If a group of people are gathered together with their laptops in a conference room and are working together on a project, they need to use the web as a communications medium and a central server to store the data they are working on.

If the internet connection is unavailable, congested or even just unaffordable, it has a serious impact on the productivity of the group.

To overcome this, we need to move away from the centralised, rigid client-server paradigm and fixed communications infrastructure. This is just what researchers on the EU-funded POPEYE project have been doing.

. . .

The software creates a shared repository which everybody in the network can tap into, moving documents and other files to and from their individual hard drives. Because the resources of all the devices are being shared to create the repository, somebody with a small PDA will get exactly the same access to the material as somebody with a powerful laptop.

“Using peer-to-peer in this way means there is no particular node or site where everything is stored for reference,” Berthet says. “You don’t get to download files as such, but to open any file or access any data in the shared space and use it.

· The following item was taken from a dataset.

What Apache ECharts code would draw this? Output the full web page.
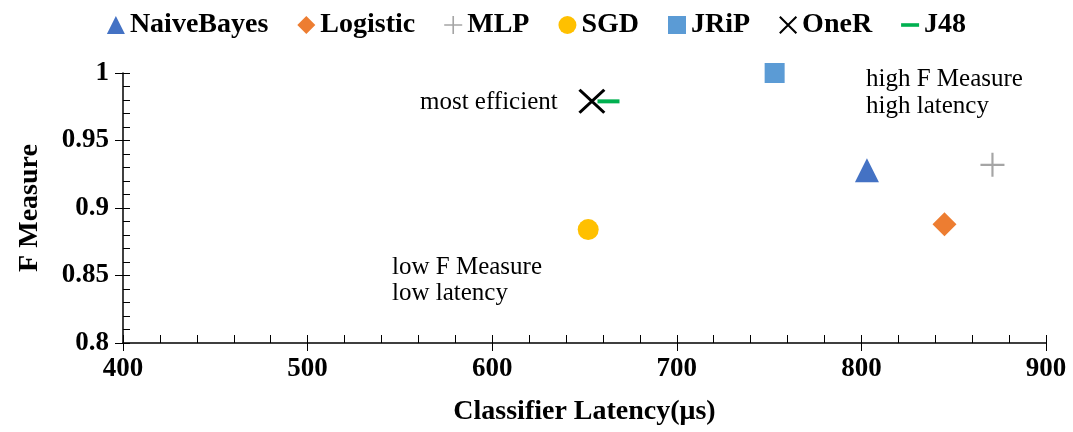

There is a common repository that only exists because the community exists, and it ceases to exist when the community ceases to exist.”

. . .

Everything is open source, so anybody can develop their own applications to run on POPEYE. According to Berthet, more bandwidth-hungry functions, such as video streaming, may be the subject of future research.

While the initial focus of the project was to allow people to work on collaborative projects using personal IT devices independent of the internet, the applications of POPEYE go beyond business meetings and the need for corporate infrastructural support.

“In a disaster situation, it can take days or weeks to get power and communications restored, and POPEYE could help emergency services and relief workers to share information,” Berthet offers as an example.